* [Brief] In the listing that follows, how many lines contain the string "diagram"? Provide only the number.

[Records with drawing code]
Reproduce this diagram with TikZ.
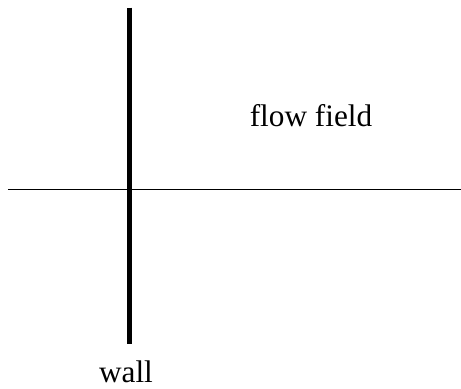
\documentclass[tikz,border=0pt]{standalone}
\usepackage{fontspec}
\setmainfont{Liberation Serif}
\usetikzlibrary{positioning}
\tikzset{
    label/.style={
        anchor=base,
        inner sep=0pt,
        font=\fontsize{17.8}{20}\selectfont
    },
    wallline/.style={line width=2.85pt, color=black},
    axisline/.style={line width=1.1pt, color=black}
}

\begin{document}
\begin{tikzpicture}[x=0.02cm, y=-0.02cm]
    \useasboundingbox (0,0) rectangle (461,389);
    
    % Wall
    \coordinate (walltop) at (129.5,7.5);
    \coordinate (wallbot) at (129.5,344);
    
    % Axis
    \coordinate (axisleft) at (8,189.5);
    \coordinate (axisright) at (461,189.5);
    
    % Labels
    \node[label] (flow) at (311,126) {flow field};
    \node[label] (wall) at (126,382) {wall};
    
    % Lines
    \draw[axisline] (axisleft) -- (axisright);
    \draw[wallline] (walltop) -- (wallbot);
\end{tikzpicture}
\end{document}
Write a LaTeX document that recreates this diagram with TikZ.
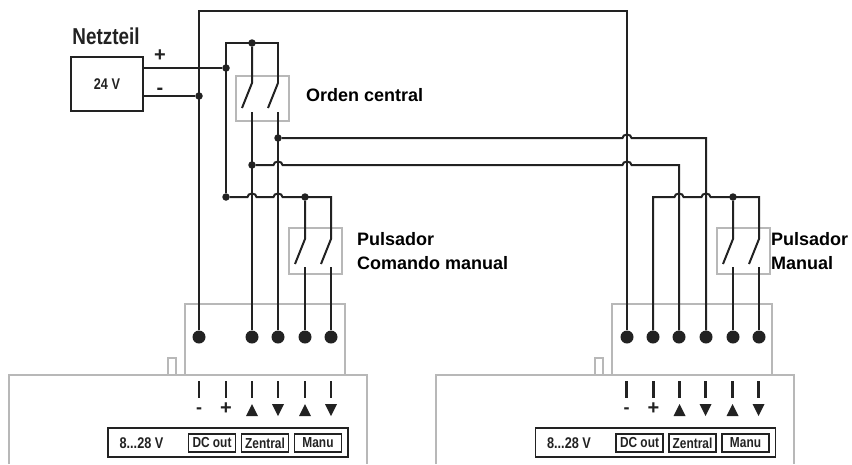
\documentclass[tikz,border=0pt]{standalone}
\usepackage{fontspec}
\setmainfont{Liberation Sans}
\newfontfamily\narrowf[FakeStretch=0.82]{Liberation Sans}
\definecolor{ink}{HTML}{222222}
\definecolor{frame}{HTML}{B8B8B8}
\tikzset{
  wire/.style={draw=ink,line width=2pt,line join=miter},
  thickwire/.style={draw=ink,line width=2.4pt,line join=miter},
  graybox/.style={draw=frame,line width=2pt},
  junction/.style={circle,fill=ink,inner sep=0pt,minimum size=7.5pt},
  terminal/.style={circle,fill=ink,inner sep=0pt,minimum size=13pt},
  label/.style={font=\bfseries\fontsize{18}{20}\selectfont,text=black,anchor=west,inner sep=0pt,align=left},
  cond/.style={font=\narrowf\bfseries\fontsize{15.5}{17}\selectfont,text=ink,inner sep=0pt},
  tick/.style={draw=ink,line width=2.2pt},
  innerbox/.style={draw=ink,line width=1.4pt,inner sep=0pt,minimum height=18pt},
  blackbox/.style={draw=ink,line width=1.6pt},
}
\newcommand{\hopto}{ arc[start angle=180,end angle=360,x radius=4.5,y radius=3.5] }
\begin{document}
\begin{tikzpicture}[x=1pt,y=-1pt]
\useasboundingbox (0,0) rectangle (852,464);
\fill[white] (0,0) rectangle (852,464);

% grey housings
\foreach \dx in {0,427}{
  \begin{scope}[xshift=\dx pt]
    \draw[graybox] (185,375) -- (185,304) -- (345,304) -- (345,375);
    \draw[graybox] (168,375) -- (168,358) -- (176,358) -- (176,375);
  \end{scope}
}
\draw[graybox] (9,464) -- (9,375) -- (367,375) -- (367,464);
\draw[graybox] (436,464) -- (436,375) -- (794,375) -- (794,464);
\draw[graybox] (236,76) rectangle (289,121);
\draw[graybox] (289,228) rectangle (342,274);
\draw[graybox] (717,228) rectangle (770,274);

% power supply
\node[draw=ink,line width=2pt,minimum width=72pt,minimum height=54pt,inner sep=0pt] (psu) at (107,84) {};
\node[cond] at (107,84) {24 V};
\node[cond,font=\narrowf\bfseries\fontsize{23}{25}\selectfont] at (106,36) {Netzteil};
\node[font=\bfseries\fontsize{20}{20}\selectfont,inner sep=0pt,text=ink] at (160,56) {+};
\node[font=\bfseries\fontsize{20}{20}\selectfont,inner sep=0pt,text=ink] at (160,91) {-};

% labels
\node[label] at (306,95) {Orden central};
\node[label] at (357,239) {Pulsador};
\node[label] at (357,263) {Comando manual};
\node[label] at (771,239) {Pulsador};
\node[label] at (771,263) {Manual};

% terminals
\foreach \x/\n in {199/ta,252/tc,278/td,305/te,331/tf,627/ua,653/ub,679/uc,706/ud,733/ue,759/uf}
  \node[terminal] (\n) at (\x,337) {};

% junctions
\node[junction] (jplus) at (226,68) {};
\node[junction] (jminus) at (199,96) {};
\node[junction] (jtop) at (252,43) {};
\node[junction] (jdown) at (278,138) {};
\node[junction] (jup) at (252,165) {};
\node[junction] (jbus) at (226,197) {};
\node[junction] (jman) at (305,197) {};
\node[junction] (jman2) at (733,197) {};

% supply wires
\draw[thickwire] (ta) -- (199,11) -- (627,11) -- (ua);
\draw[wire] (143,68) -- (jplus);
\draw[wire] (143,96) -- (jminus);
\draw[wire] (jbus) -- (226,43) -- (278,43) -- (278,83);

% central switch
\draw[wire] (jtop) -- (252,83) -- (242,108);
\draw[wire] (278,83) -- (268,108);
\draw[wire] (252,112) -- (tc);
\draw[wire] (278,112) -- (td);

% crossing wires with hops
\draw[wire] (jdown) -- (622.5,138) \hopto -- (706,138) -- (ud);
\draw[wire] (jup) -- (273.5,165) \hopto -- (622.5,165) \hopto -- (679,165) -- (uc);
\draw[wire] (jbus) -- (247.5,197) \hopto -- (273.5,197) \hopto -- (331,197) -- (331,239) -- (321,264);
\draw[wire] (ub) -- (653,197) -- (674.5,197) \hopto -- (701.5,197) \hopto -- (759,197) -- (759,239) -- (749,264);

% manual switches
\draw[wire] (jman) -- (305,239) -- (295,264);
\draw[wire] (305,267) -- (te);
\draw[wire] (331,267) -- (tf);
\draw[wire] (jman2) -- (733,239) -- (723,264);
\draw[wire] (733,267) -- (ue);
\draw[wire] (759,267) -- (uf);

% device fronts
\foreach \dx in {0,427.5}{
  \begin{scope}[xshift=\dx pt]
    \foreach \x in {199,226,252,278,305,331}
      \draw[tick] (\x,381) -- (\x,398);
    \node[font=\bfseries\fontsize{18}{18}\selectfont,inner sep=0pt,text=ink] at (199,411) {-};
    \node[font=\bfseries\fontsize{20}{20}\selectfont,inner sep=0pt,text=ink] at (226,409) {+};
    \fill[ink] (246,416) -- (258,416) -- (252,404) -- cycle;
    \fill[ink] (272,404) -- (284,404) -- (278,416) -- cycle;
    \fill[ink] (299,416) -- (311,416) -- (305,404) -- cycle;
    \fill[ink] (325,404) -- (337,404) -- (331,416) -- cycle;
    \draw[blackbox] (108,428) rectangle (348,457);
    \node[cond] at (141.5,443) {8...28 V};
    \node[innerbox,cond,minimum width=47pt,font=\narrowf\bfseries\fontsize{14.5}{16}\selectfont] at (212,443) {DC out};
    \node[innerbox,cond,minimum width=47pt,font=\narrowf\bfseries\fontsize{14.5}{16}\selectfont] at (265,443) {Zentral};
    \node[innerbox,cond,minimum width=47pt,font=\narrowf\bfseries\fontsize{14.5}{16}\selectfont] at (318,443) {Manu};
  \end{scope}
}
\end{tikzpicture}
\end{document}
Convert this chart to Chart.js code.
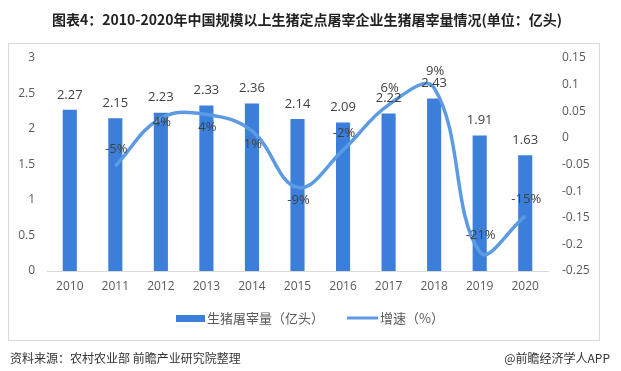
<!DOCTYPE html>
<html>
<head>
<meta charset="utf-8">
<script src="https://cdn.jsdelivr.net/npm/chart.js@4"></script>
<style>
  html, body { margin: 0; padding: 0; background: #fff; }
  #wrap { position: relative; width: 621px; height: 371px; }
</style>
</head>
<body>
<div id="wrap"><canvas id="chart" width="621" height="371"></canvas></div>
<script>
// data
const years = ['2010', '2011', '2012', '2013', '2014', '2015', '2016', '2017', '2018', '2019', '2020'];
const slaughter = [2.27, 2.15, 2.23, 2.33, 2.36, 2.14, 2.09, 2.22, 2.43, 1.91, 1.63];
const growth = [null, -0.053, 0.037, 0.044, 0.013, -0.093, -0.023, 0.062, 0.094, -0.214, -0.147];
const leftTicks = [0, 0.5, 1, 1.5, 2, 2.5, 3];
const rightTicks = [-0.25, -0.2, -0.15, -0.1, -0.05, 0, 0.05, 0.1, 0.15];

const titleText = '图表4：2010-2020年中国规模以上生猪定点屠宰企业生猪屠宰量情况(单位：亿头)';
const sourceText = '资料来源：农村农业部 前瞻产业研究院整理';
const brandText = '@前瞻经济学人APP';

// where each growth label sits relative to its point
const growthLabelPos = ['', 'above', 'center', 'below', 'below', 'below', 'above', 'above', 'above', 'above', 'above'];

const barColor = '#3B7FDB';
const lineColor = '#5C9BE3';
const tickFont = { family: '"Open Sans", "Noto Sans", sans-serif', size: 12 };

const decorPlugin = {
    id: 'decor',
    beforeDraw(chart) {
        const ctx = chart.ctx;
        ctx.save();
        ctx.fillStyle = '#fff';
        ctx.fillRect(0, 0, chart.width, chart.height);
        // frame
        ctx.strokeStyle = '#d9d9d9';
        ctx.lineWidth = 1;
        ctx.strokeRect(8.5, 43.5, 591, 297);
        // title
        ctx.fillStyle = '#222';
        ctx.font = 'bold 14px "Noto Sans CJK SC", sans-serif';
        ctx.textAlign = 'center';
        ctx.textBaseline = 'middle';
        ctx.fillText(titleText, 307, 20);
        // source line
        ctx.fillStyle = '#333';
        ctx.font = '12px "Noto Sans CJK SC", sans-serif';
        ctx.textAlign = 'left';
        ctx.fillText(sourceText, 10, 358);
        ctx.textAlign = 'right';
        ctx.fillText(brandText, 610, 358);
        ctx.restore();
    },
    afterDraw(chart) {
        const ctx = chart.ctx;
        ctx.save();
        // bar value labels
        ctx.fillStyle = '#404040';
        ctx.font = '13px "Open Sans", "Noto Sans", sans-serif';
        ctx.textAlign = 'center';
        ctx.textBaseline = 'middle';
        chart.getDatasetMeta(0).data.forEach((bar, i) => {
            ctx.fillText(slaughter[i].toFixed(2), bar.x, bar.y - 15);
        });
        // growth labels
        chart.getDatasetMeta(1).data.forEach((pt, i) => {
            if (growth[i] === null) return;
            let dy = -17;
            if (growthLabelPos[i] === 'below') dy = 13;
            if (growthLabelPos[i] === 'center') dy = 4;
            ctx.fillText(Math.round(growth[i] * 100) + '%', pt.x + 1, pt.y + dy);
        });
        // legend
        const ly = 318;
        ctx.fillStyle = barColor;
        ctx.fillRect(176, ly - 3, 29, 7);
        ctx.fillStyle = '#595959';
        ctx.font = '13px "Noto Sans CJK SC", sans-serif';
        ctx.textAlign = 'left';
        ctx.fillText(chart.data.datasets[0].label, 207, ly);
        ctx.strokeStyle = lineColor;
        ctx.lineWidth = 3;
        ctx.beginPath();
        ctx.moveTo(347, ly);
        ctx.lineTo(378, ly);
        ctx.stroke();
        ctx.fillText(chart.data.datasets[1].label, 380, ly);
        ctx.restore();
    }
};

const chartCtx = document.getElementById('chart').getContext('2d');
const chart = new Chart(chartCtx, {
    data: {
        labels: years,
        datasets: [{
            type: 'bar',
            label: '生猪屠宰量（亿头）',
            data: slaughter,
            backgroundColor: barColor,
            barPercentage: 0.31,
            categoryPercentage: 1,
            yAxisID: 'y',
            order: 2
        }, {
            type: 'line',
            label: '增速（%）',
            data: growth,
            borderColor: lineColor,
            borderWidth: 3.5,
            pointRadius: 0,
            tension: 0.4,
            fill: false,
            yAxisID: 'y1',
            order: 1
        }]
    },
    options: {
        responsive: false,
        animation: false,
        layout: { padding: { top: 58, left: 0, right: 0, bottom: 0 } },
        plugins: {
            legend: { display: false },
            tooltip: { enabled: false }
        },
        scales: {
            x: {
                grid: { display: false, drawTicks: false },
                border: { color: '#d9d9d9' },
                ticks: { color: '#595959', font: tickFont, padding: 8, maxRotation: 0 },
                afterFit(scale) { scale.height = 100; }
            },
            y: {
                position: 'left',
                min: 0,
                max: 3,
                grid: { display: false, drawTicks: false },
                border: { display: false },
                afterBuildTicks(scale) { scale.ticks = leftTicks.map(v => ({ value: v })); },
                ticks: {
                    color: '#595959',
                    font: tickFont,
                    padding: 12,
                    callback: v => String(v)
                },
                afterFit(scale) { scale.width = 47; }
            },
            y1: {
                position: 'right',
                min: -0.25,
                max: 0.15,
                grid: { display: false, drawTicks: false },
                border: { display: false },
                afterBuildTicks(scale) { scale.ticks = rightTicks.map(v => ({ value: v })); },
                ticks: {
                    color: '#595959',
                    font: tickFont,
                    padding: 14,
                    callback: v => String(Math.round(v * 100) / 100)
                },
                afterFit(scale) { scale.width = 73; }
            }
        }
    },
    plugins: [decorPlugin]
});
</script>
</body>
</html>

* [Output of the exercise] 2